Monde / Société

Tous les présidents s'appellent César

Temps de lecture : 2 min

Les fans de Donald Trump se plaignent que leur héros soit représenté sous les traits de l'empereur assassiné dans une nouvelle adaptation de la pièce de Shakespeare. Ils ont tort.

Détail de La mort de César de Vincenzo Camuccini (1805).
Détail de La mort de César de Vincenzo Camuccini (1805).

En novembre, Donald Trump s'était plaint quand son futur vice-président Mike Pence s'était fait alpaguer à une représentation de la comédie musicale Hamilton à Broadway. Cette fois-ci, ses partisans (dont un de ses fils) s'insurgent contre une mise en scène modernisée de la pièce de Shakespeare Jules César dans Central Park, où l'empereur est clairement représenté sous les traits du président (spoiler: César se fait assassiner). Des militants pro-Trump ont perturbé les ultimes représentations et des grands groupes qui sponsorisaient le théâtre ont retiré leur soutien financier.

L'épisode est la preuve que les fans de Trump ne comprennent pas grand-chose à Shakespeare, ni à l'histoire. Déjà parce qu'ils devraient être flattés de voir leur héros être comparé à un grand homme public, un grand stratège et un grand écrivain. Dans la pièce, le portrait de César –qui disparaît dès le début de l'acte III– est plutôt positif comparé à celui de ses assassins, qui s'entredéchirent aussitôt et meurent ou se suicident au combat.

Clinton et Obama

«Combien de siècles lointains verront représenter cette grande scène, notre œuvre, dans des États à naître, et dans des accents encore inconnus!», s'exclame Cassius après l'assassinat de César. La comparaison entre le destin de l'empereur et les événements politiques contemporains est récurrente, au théâtre comme ailleurs. En 2015, la pièce avait été adaptée avec une femme dans le rôle de César en guise d'Hillary Clinton. En 2012, avec un comédien noir pour figurer Barack Obama.

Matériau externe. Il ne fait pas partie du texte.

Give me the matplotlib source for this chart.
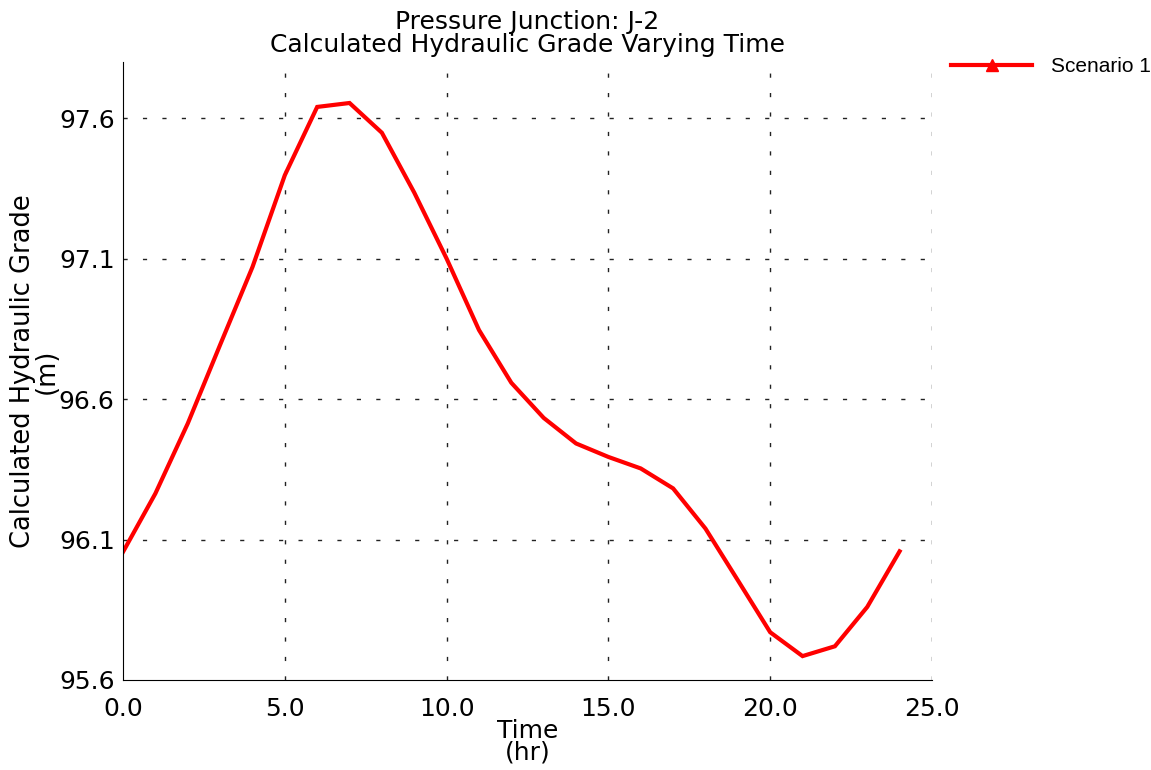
import matplotlib
matplotlib.use("Agg")
import matplotlib.pyplot as plt
from matplotlib.lines import Line2D

plt.rcParams['font.family'] = ['DejaVu Sans']
plt.rcParams['lines.scale_dashes'] = False

# hydraulic grade at J-2, hourly
hours = list(range(25))
grade = [96.056, 96.264, 96.513, 96.793, 97.07, 97.397, 97.640, 97.654, 97.548,
         97.335, 97.100, 96.846, 96.658, 96.533, 96.442, 96.394, 96.353, 96.282,
         96.139, 95.955, 95.770, 95.685, 95.720, 95.860, 96.058]
xticks = [0.0, 5.0, 10.0, 15.0, 20.0, 25.0]
yticks = [95.6, 96.1, 96.6, 97.1, 97.6]

fig = plt.figure(figsize=(11.51, 7.70), dpi=100)
ax = fig.add_axes([0.1069, 0.1169, 0.7028, 0.8026])

ax.plot(hours, grade, color='red', lw=3.0, solid_joinstyle='miter')

ax.set_xlim(0, 25)
ax.set_ylim(95.6, 97.80)
ax.set_xticks(xticks)
ax.set_xticklabels(['%.1f' % v for v in xticks])
ax.set_yticks(yticks)
ax.set_yticklabels(['%.1f' % v for v in yticks])
ax.tick_params(length=0, labelsize=18)
ax.tick_params(axis='x', pad=12)
ax.tick_params(axis='y', pad=6)

# dotted grid lines
for v in xticks[1:]:
    ax.axvline(v, color='#222222', lw=1.0, dashes=(3, 11), zorder=0)
for v in yticks[1:]:
    ax.axhline(v, color='#222222', lw=1.0, dashes=(3, 11), zorder=0)

ax.spines['top'].set_visible(False)
ax.spines['right'].set_visible(False)

ax.set_title('Pressure Junction: J-2\nCalculated Hydraulic Grade Varying Time',
             fontsize=18, linespacing=0.95, pad=7)
ax.set_xlabel('Time\n(hr)', fontsize=18, linespacing=0.88, labelpad=-1)
ax.set_ylabel('Calculated Hydraulic Grade\n(m)', fontsize=18.5, linespacing=0.9, labelpad=-1)

handle = Line2D([], [], color='red', lw=3.0, marker='^', markersize=9)
leg = fig.legend([handle], ['Scenario 1'], loc='center left',
                 bbox_to_anchor=(0.810, 0.913), frameon=False,
                 handlelength=3.9, handletextpad=0.9,
                 prop={'family': 'Liberation Sans', 'size': 15})

fig.savefig('out.png', dpi=100)
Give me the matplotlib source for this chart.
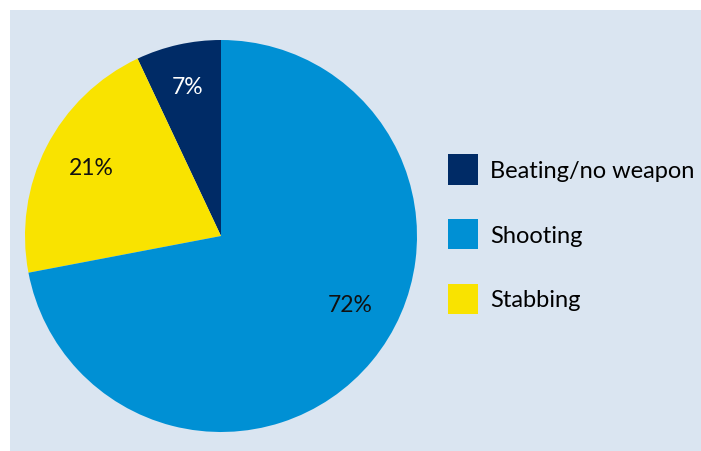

Dans le film d'Oliver Stone, JFK, très favorable au président, le procureur Jim Garrison tente de convaincre un de ses lieutenants de la théorie du complot gouvernemental: «Qui a tué César? Dix ou douze sénateurs.» Et l'assassin même d'Abraham Lincoln, John Wilkes Booth, décrivait dans son journal le jour de l'assassinat comme «les ides»... Cette analogie vaut à l'étranger aussi: ainsi, en 1960, l'écrivain Jules Roy comparait De Gaulle à César, accusant les «conjurés» de l'époque (l'OAS notamment) de vouloir abattre l'homme qui défendait «l'espoir d'une paix juste et d'un règlement honorable entre les frères ennemis».

Vulgaire expérience

Comme l'explique Rob Melrose, le metteur en scène du Jules César version Obama, la pièce de Shakespeare nous alerte avant tout sur les impasses de la violence politique:

«Peu importe à quel point vous croyez votre cause vertueuse, l'assassinat comme façon de changer de régime a des conséquences terribles, et contrôler l'histoire à travers la violence est impossible.»

Elle nous montre aussi, qu'on se place du côté d'un personnage ou de l'autre, les mécanismes d'ambition, de séduction, de lâcheté ou de trahison qui président à la politique –et pas seulement chez les hauts dirigeants mais chez tous les citoyens, à Rome comme ailleurs. Tous nos présidents sont des César, et parfois des Brutus, et à la relecture, chacun trouvera forcément une phrase qui lui rappelle le monde de 2017. Celle-ci, par exemple, signée Brutus au début de la pièce:

«Il est d’une vulgaire expérience que la jeune ambition se fait de l’humilité une échelle, vers laquelle elle se tourne tant qu’elle monte; mais dès qu’une fois elle atteint le sommet suprême, elle tourne le dos à l’échelle, et regarde dans les nues, dédaignant les vils degrés par lesquels elle s’est élevée.»